The significant advantage that a systems integrator has is their proximity to the church client. Proactive sales calls, demonstrating new technology while also reviewing existing systems, is a huge customer satisfaction touch-point. Even in the age of the mobile customer and the explosive growth of social media, a personal handshake, warm smile and a cup of Starbucks goes a long way towards maintaining and deepening the customer relationship. Here again, the emotional intelligence of understanding the viewpoint and expectations of the user will help greatly in ingratiating the vendor and the manufacturer.
Negative Sentiments Kill Brands
Above, the stats were clear about how important good customer service is massively important. Additional data comes from statistics compiled by Technical Assistance Research Program (TARP) that details the overwhelming power of a negative brand perception:
“A typical unhappy customer tells 10 people about his problem.”
“One in five really unhappy customers tells 20 people about her problem.”
“A satisfied complainer will tell five people how excellent your service is if you solve the problem in his favor on the spot.”
Combined, these studies reveal that customers will not only pay more for competitor’s products/services after a bad customer service experience, they’ll go out of their way to harm your brand image!
Hello?! Tell me again how much you’re spending on marketing, trade show booths, lunch-n-learns and sales spiffs?

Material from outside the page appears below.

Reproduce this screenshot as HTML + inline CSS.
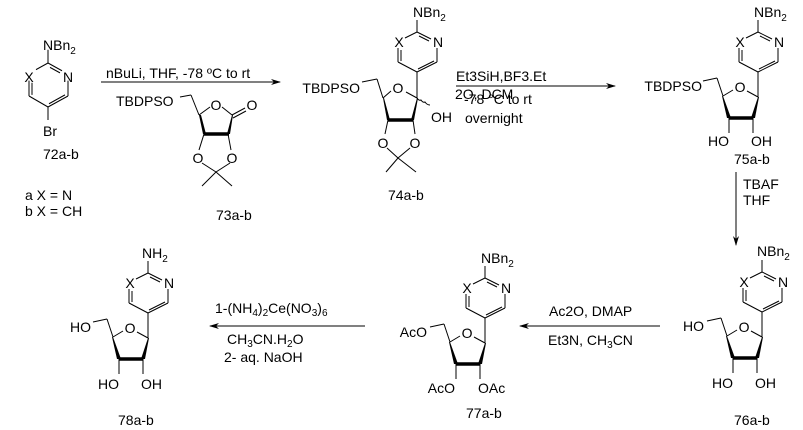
<!DOCTYPE html>
<html><head><meta charset="utf-8"><style>
html,body{margin:0;padding:0;background:#fff;}
svg{display:block;font-family:"Liberation Sans",Arial,sans-serif;font-size:14px;}
text{fill:#000}
.s{font-size:10px}
</style></head><body>
<svg width="803" height="430" viewBox="0 0 803 430" xmlns="http://www.w3.org/2000/svg">
<defs>
<marker id="ah" markerWidth="10" markerHeight="6" refX="9" refY="3" orient="auto" markerUnits="userSpaceOnUse">
<path d="M0,0 L10,3 L0,6 L3,3 z" fill="#000"/></marker>
<g id="ring">
<g stroke="#000" stroke-width="1" fill="none">
<line x1="0" y1="-52" x2="0" y2="-40"/>
<line x1="0" y1="-40" x2="14" y2="-33"/>
<line x1="2" y1="-36" x2="12" y2="-31"/>
<line x1="0" y1="-40" x2="-12" y2="-34"/>
<line x1="20" y1="-24" x2="20" y2="-10"/>
<line x1="-19" y1="-24" x2="-19" y2="-10"/>
<line x1="-16" y1="-22" x2="-16" y2="-11"/>
<line x1="20" y1="-10" x2="0" y2="0"/>
<line x1="17" y1="-11" x2="1" y2="-3"/>
<line x1="-19" y1="-10" x2="0" y2="0"/>
</g>
<text x="-18" y="-25" text-anchor="middle">X</text>
<text x="21" y="-25" text-anchor="middle">N</text>
</g>
<g id="sugar">
<g stroke="#000" fill="none" stroke-width="1">
<line x1="0" y1="0" x2="0" y2="25"/>
<line x1="-11" y1="19" x2="0" y2="25"/>
<line x1="-25" y1="18" x2="-35" y2="24"/>
<line x1="-35" y1="24" x2="-41" y2="6"/>
<line x1="-41" y1="6" x2="-55" y2="9"/>
<line x1="-29" y1="46" x2="-5" y2="46" stroke-width="3.5"/>
<line x1="-29" y1="46" x2="-29" y2="61"/>
<line x1="-5" y1="46" x2="-5" y2="61"/>
</g>
<polygon points="-35,24 -36,24 -31,46 -27,46" fill="#000"/>
<polygon points="0,25 1,25 -3,46 -7,46" fill="#000"/>
<text x="-18" y="20" text-anchor="middle">O</text>
</g>
</defs>

<!-- 72a-b -->
<g transform="translate(48,107) scale(1,1.1)"><g stroke="#000" fill="none">
<line x1="0" y1="-52" x2="0" y2="-40"/>
<line x1="0" y1="-40" x2="14" y2="-33"/>
<line x1="2" y1="-36" x2="12" y2="-31"/>
<line x1="0" y1="-40" x2="-12" y2="-34"/>
<line x1="20" y1="-24" x2="20" y2="-10"/>
<line x1="-19" y1="-24" x2="-19" y2="-10"/>
<line x1="-16" y1="-22" x2="-16" y2="-11"/>
<line x1="20" y1="-10" x2="0" y2="0"/>
<line x1="17" y1="-11" x2="1" y2="-3"/>
<line x1="-19" y1="-10" x2="0" y2="0"/></g></g>
<line x1="48" y1="107" x2="48" y2="120" stroke="#000"/>
<text x="43" y="50">NBn<tspan class="s" dy="4">2</tspan></text>
<text x="29" y="82" text-anchor="middle">X</text><text x="68" y="82" text-anchor="middle">N</text>
<text x="43" y="136">Br</text>
<text x="43" y="159">72a-b</text>
<text x="25" y="200">a  X = N</text>
<text x="25" y="216">b  X = CH</text>

<!-- arrow 1 -->
<line x1="101" y1="82" x2="280" y2="82" stroke="#000" marker-end="url(#ah)"/>
<text x="106" y="78">nBuLi, THF, -78 ºC to rt</text>

<!-- 73a-b -->
<g stroke="#000" fill="none">
<line x1="180" y1="97" x2="191" y2="95"/>
<line x1="191" y1="95" x2="199" y2="115"/>
<line x1="199" y1="115" x2="210" y2="107"/>
<line x1="222" y1="107" x2="232" y2="115"/>
<line x1="232" y1="115" x2="245" y2="108"/>
<line x1="233" y1="118" x2="246" y2="111"/>
<line x1="204" y1="134" x2="229" y2="134" stroke-width="3.5"/>
<line x1="204" y1="134" x2="199" y2="150"/>
<line x1="228" y1="134" x2="231" y2="150"/>
<line x1="202" y1="163" x2="216" y2="172"/>
<line x1="230" y1="163" x2="216" y2="172"/>
<line x1="216" y1="172" x2="202" y2="186"/>
<line x1="216" y1="172" x2="232" y2="186"/>
</g>
<polygon points="199,115 201,115 206,134 203,134" fill="#000"/>
<polygon points="232,115 233,115 230,134 227,134" fill="#000"/>
<text x="116" y="106">TBDPSO</text>
<text x="216" y="110" text-anchor="middle">O</text><text x="252" y="110" text-anchor="middle">O</text>
<text x="198" y="163" text-anchor="middle">O</text><text x="232" y="163" text-anchor="middle">O</text>
<text x="216" y="220">73a-b</text>

<!-- 74a-b -->
<use href="#ring" transform="translate(417,72)"/>
<text x="413" y="17">NBn<tspan class="s" dy="4">2</tspan></text>
<g stroke="#000" fill="none">
<line x1="417" y1="72" x2="417" y2="98"/>
<line x1="406" y1="92" x2="417" y2="98"/>
<line x1="391" y1="91" x2="383" y2="98"/>
<line x1="383" y1="98" x2="377" y2="79"/>
<line x1="377" y1="79" x2="362" y2="82"/>
<line x1="388" y1="120" x2="413" y2="120" stroke-width="3.5"/>
<path d="M417,98 q2,3 4,2 q2,3 4,2 q2,3 5,3"/>
<line x1="388" y1="120" x2="385" y2="134"/>
<line x1="413" y1="120" x2="415" y2="134"/>
<line x1="387" y1="148" x2="398" y2="158"/>
<line x1="410" y1="148" x2="398" y2="158"/>
<line x1="398" y1="158" x2="386" y2="172"/>
<line x1="398" y1="158" x2="416" y2="172"/>
</g>
<polygon points="383,98 384,98 390,120 387,120" fill="#000"/>
<polygon points="417,98 418,98 414,120 411,120" fill="#000"/>
<text x="360" y="93" text-anchor="end">TBDPSO</text>
<text x="398" y="93" text-anchor="middle">O</text>
<text x="431" y="122">OH</text>
<text x="383" y="148" text-anchor="middle">O</text><text x="415" y="148" text-anchor="middle">O</text>
<text x="388" y="200">74a-b</text>

<!-- arrow 2 -->
<line x1="456" y1="86" x2="615" y2="86" stroke="#000" marker-end="url(#ah)"/>
<text x="456" y="81">Et3SiH,BF3.Et</text>
<text x="455" y="99">2O, DCM</text>
<text x="464" y="104">-78 °C to rt</text>
<text x="465" y="123">overnight</text>

<!-- 75a-b -->
<use href="#ring" transform="translate(758,72)"/>
<use href="#sugar" transform="translate(758,72)"/>
<text x="754" y="17">NBn<tspan class="s" dy="4">2</tspan></text>
<text x="702" y="91" text-anchor="end">TBDPSO</text>
<text x="729" y="146" text-anchor="end">HO</text><text x="751" y="146">OH</text>
<text x="734" y="164">75a-b</text>

<!-- down arrow -->
<line x1="736" y1="172" x2="736" y2="245" stroke="#000" marker-end="url(#ah)"/>
<text x="743" y="189">TBAF</text>
<text x="743" y="205">THF</text>

<!-- 76a-b -->
<use href="#ring" transform="translate(762,312)"/>
<use href="#sugar" transform="translate(762,312)"/>
<text x="757" y="256">NBn<tspan class="s" dy="4">2</tspan></text>
<text x="704" y="331" text-anchor="end">HO</text>
<text x="733" y="388" text-anchor="end">HO</text><text x="755" y="388">OH</text>
<text x="734" y="425">76a-b</text>

<!-- arrow 3 -->
<line x1="660" y1="326" x2="520" y2="326" stroke="#000" marker-end="url(#ah)"/>
<text x="549" y="316">Ac2O, DMAP</text>
<text x="548" y="345">Et3N, CH<tspan class="s" dy="3">3</tspan><tspan dy="-3">CN</tspan></text>

<!-- 77a-b -->
<use href="#ring" transform="translate(485,318)"/>
<use href="#sugar" transform="translate(485,318)"/>
<text x="481" y="263">NBn<tspan class="s" dy="4">2</tspan></text>
<text x="427" y="337" text-anchor="end">AcO</text>
<text x="455" y="393" text-anchor="end">AcO</text><text x="478" y="393">OAc</text>
<text x="466" y="418">77a-b</text>

<!-- arrow 4 -->
<line x1="365" y1="326" x2="210" y2="326" stroke="#000" marker-end="url(#ah)"/>
<text x="215" y="313">1-(NH<tspan class="s" dy="3">4</tspan><tspan dy="-3">)</tspan><tspan class="s" dy="3">2</tspan><tspan dy="-3">Ce(NO</tspan><tspan class="s" dy="3">3</tspan><tspan dy="-3">)</tspan><tspan class="s" dy="3">6</tspan></text>
<text x="227" y="344">CH<tspan class="s" dy="3">3</tspan><tspan dy="-3">CN.H</tspan><tspan class="s" dy="3">2</tspan><tspan dy="-3">O</tspan></text>
<text x="224" y="362">2- aq. NaOH</text>

<!-- 78a-b -->
<use href="#ring" transform="translate(148,313)"/>
<use href="#sugar" transform="translate(148,313)"/>
<text x="142" y="258">NH<tspan class="s" dy="4">2</tspan></text>
<text x="91" y="332" text-anchor="end">HO</text>
<text x="119" y="389" text-anchor="end">HO</text><text x="141" y="389">OH</text>
<text x="118" y="425">78a-b</text>
</svg>
</body></html>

Anyone see the imbalance of this customer relationship equation? Most of the resources are spent before the sale when the brand image is likely more negatively affected after the sale than positive marketing can overcome.
I wish I could tell you that churches are wholly different; that they’d go out of their way to work with you to solve their problems and never publicly gripe about poor customer service. And while I can say that there are many gracious people in today’s churches, my own experience has shown that when pushed far enough (or ignored long enough), people are still people and will harm a brand’s image vis-å-vis their experience. This is almost always preventable with the clear lines of communication between the user, the vendor and the manufacturer. Look, social media has leveled the playing field and given everyone a voice — and a loud one, at that. Manufacturers need to allow for — I’d go so far as solicit — feedback directly from customers for instances where the vendor isn’t meeting the expectations of the church. When it comes right down to it, the vendor’s name isn’t the logo on the box! The user will assign blame all the way up the ladder, starting with the vendor and ending with the manufacturer. For this reason alone, it’s important to give the user’s voice a safe, effective, non-public outlet to solve the problem before it goes viral!
But let’s not forget one of those important statistics cited above: A satisfied customer will tell five friends about excellent customer service when you fix their problem then and there — whether that’s on a call, in a live chat session or in-person. And, as I’ve described before on rAVe, churches have a higher-than-average referral ratio, and can greatly help a good product and a good vendor sell to other churches.
What’s been your experience with helping churches during their times of need? Any lessons that would serve the industry — and the clients?